# Goal of the exercise:
Print the material below exactly as it stands, please, from its first line to the line holding "-159.1, -166.7, -164.7]", with no pictures.

▬▬▬▬▬▬▬▬▬▬

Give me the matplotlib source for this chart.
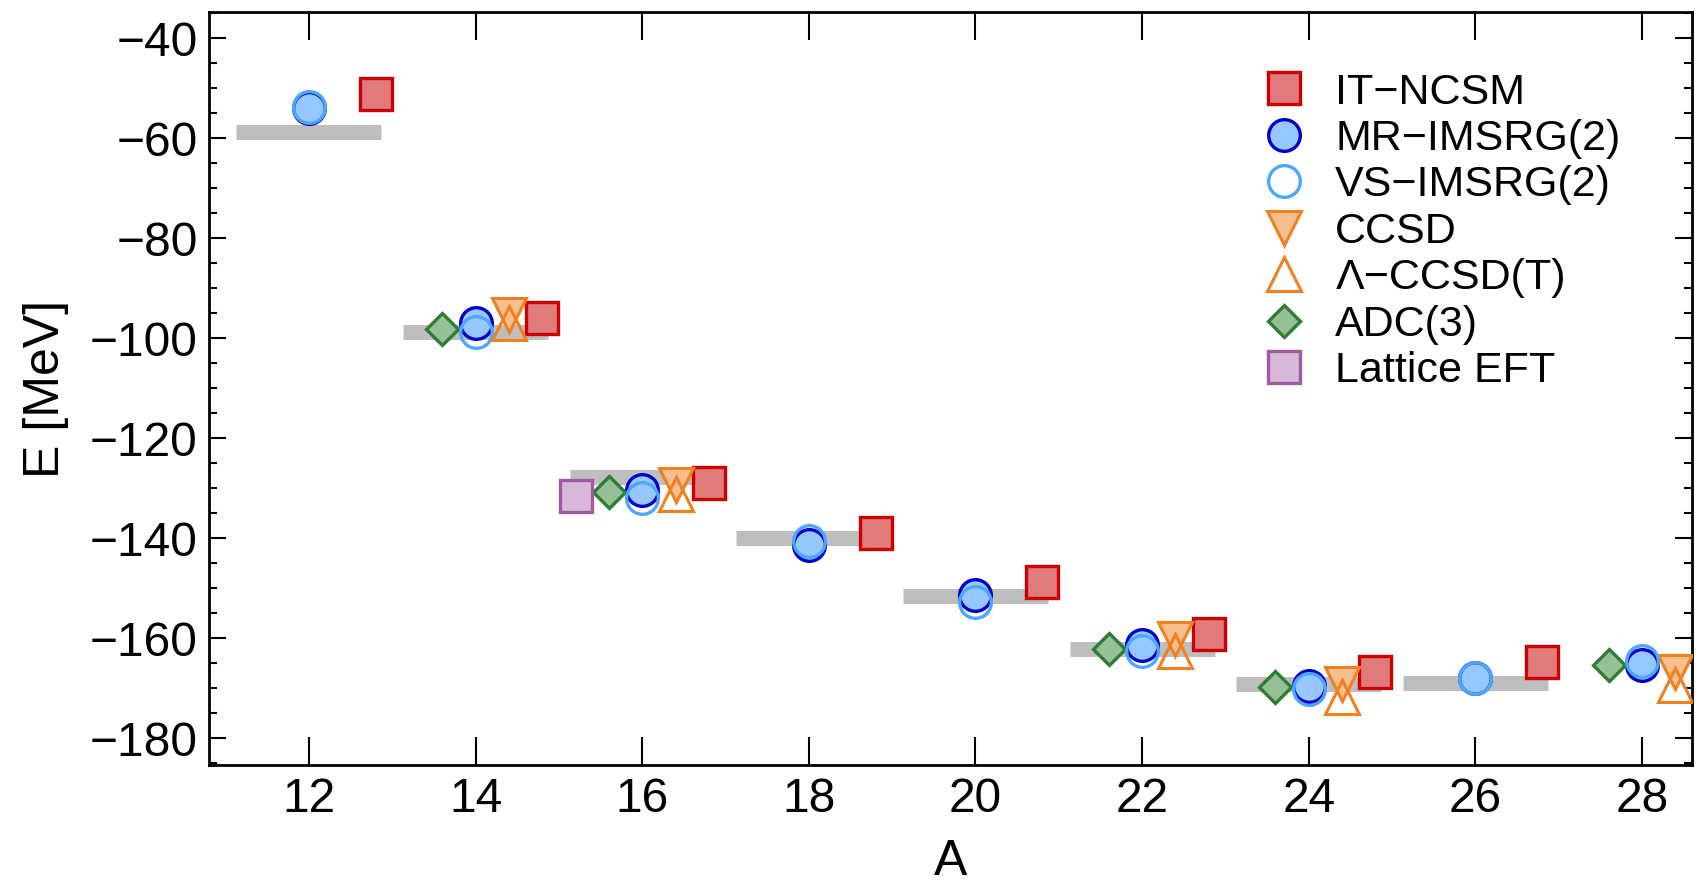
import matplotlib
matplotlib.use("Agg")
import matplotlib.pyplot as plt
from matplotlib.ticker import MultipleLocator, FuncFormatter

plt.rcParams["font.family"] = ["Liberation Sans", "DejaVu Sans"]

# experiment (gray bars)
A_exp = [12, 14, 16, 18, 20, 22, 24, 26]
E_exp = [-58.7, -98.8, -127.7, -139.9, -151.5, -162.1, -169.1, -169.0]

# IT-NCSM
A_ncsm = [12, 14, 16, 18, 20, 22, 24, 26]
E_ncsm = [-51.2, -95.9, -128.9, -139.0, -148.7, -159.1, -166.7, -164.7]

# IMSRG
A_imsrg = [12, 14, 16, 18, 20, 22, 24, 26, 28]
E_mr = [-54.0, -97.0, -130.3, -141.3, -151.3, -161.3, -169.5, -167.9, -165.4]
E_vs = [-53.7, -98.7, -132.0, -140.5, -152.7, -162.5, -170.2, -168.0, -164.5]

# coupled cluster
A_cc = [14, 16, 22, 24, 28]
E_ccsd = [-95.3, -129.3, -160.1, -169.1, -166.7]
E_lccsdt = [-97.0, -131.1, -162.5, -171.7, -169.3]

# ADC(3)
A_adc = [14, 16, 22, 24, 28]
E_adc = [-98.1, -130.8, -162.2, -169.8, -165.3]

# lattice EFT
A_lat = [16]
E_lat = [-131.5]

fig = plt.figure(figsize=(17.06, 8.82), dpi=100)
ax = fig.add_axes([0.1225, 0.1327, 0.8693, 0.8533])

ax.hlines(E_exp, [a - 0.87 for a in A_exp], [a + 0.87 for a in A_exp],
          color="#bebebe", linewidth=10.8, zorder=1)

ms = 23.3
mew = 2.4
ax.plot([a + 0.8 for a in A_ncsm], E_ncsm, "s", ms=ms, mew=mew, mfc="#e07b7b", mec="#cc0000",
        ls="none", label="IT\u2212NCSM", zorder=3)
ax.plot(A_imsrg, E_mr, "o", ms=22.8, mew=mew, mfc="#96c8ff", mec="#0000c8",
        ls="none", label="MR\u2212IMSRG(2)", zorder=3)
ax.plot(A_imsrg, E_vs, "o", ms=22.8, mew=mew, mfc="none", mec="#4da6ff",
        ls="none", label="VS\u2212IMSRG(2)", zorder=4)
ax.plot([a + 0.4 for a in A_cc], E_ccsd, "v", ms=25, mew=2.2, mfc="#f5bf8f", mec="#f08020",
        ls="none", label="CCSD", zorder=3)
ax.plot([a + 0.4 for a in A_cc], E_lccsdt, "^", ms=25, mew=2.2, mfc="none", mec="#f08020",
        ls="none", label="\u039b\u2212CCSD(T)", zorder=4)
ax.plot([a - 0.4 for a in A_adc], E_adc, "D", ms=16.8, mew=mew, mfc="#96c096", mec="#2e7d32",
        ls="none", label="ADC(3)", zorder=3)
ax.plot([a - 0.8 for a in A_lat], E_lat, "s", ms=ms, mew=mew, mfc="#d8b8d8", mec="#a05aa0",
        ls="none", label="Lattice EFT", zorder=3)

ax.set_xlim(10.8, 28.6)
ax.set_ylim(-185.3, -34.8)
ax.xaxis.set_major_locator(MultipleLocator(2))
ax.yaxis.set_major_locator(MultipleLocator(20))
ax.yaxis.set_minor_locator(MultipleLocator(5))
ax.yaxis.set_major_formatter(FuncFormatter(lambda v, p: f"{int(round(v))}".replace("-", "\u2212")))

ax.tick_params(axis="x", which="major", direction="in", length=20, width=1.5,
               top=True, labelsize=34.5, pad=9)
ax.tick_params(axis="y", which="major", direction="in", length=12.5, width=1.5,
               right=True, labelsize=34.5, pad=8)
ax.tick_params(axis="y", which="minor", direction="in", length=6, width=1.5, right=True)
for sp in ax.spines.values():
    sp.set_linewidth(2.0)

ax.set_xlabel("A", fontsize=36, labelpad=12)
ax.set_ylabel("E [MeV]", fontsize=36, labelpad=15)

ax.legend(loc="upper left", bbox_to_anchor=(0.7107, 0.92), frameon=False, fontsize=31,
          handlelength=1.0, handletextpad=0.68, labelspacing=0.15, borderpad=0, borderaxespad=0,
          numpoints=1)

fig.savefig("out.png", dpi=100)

▬▬▬▬▬▬▬▬▬▬

# Worked answer:
Give me the matplotlib source for this chart.
import matplotlib
matplotlib.use("Agg")
import matplotlib.pyplot as plt
from matplotlib.ticker import MultipleLocator, FuncFormatter

plt.rcParams["font.family"] = ["Liberation Sans", "DejaVu Sans"]

# experiment (gray bars)
A_exp = [12, 14, 16, 18, 20, 22, 24, 26]
E_exp = [-58.7, -98.8, -127.7, -139.9, -151.5, -162.1, -169.1, -169.0]

# IT-NCSM
A_ncsm = [12, 14, 16, 18, 20, 22, 24, 26]
E_ncsm = [-51.2, -95.9, -128.9, -139.0, -148.7, -159.1, -166.7, -164.7]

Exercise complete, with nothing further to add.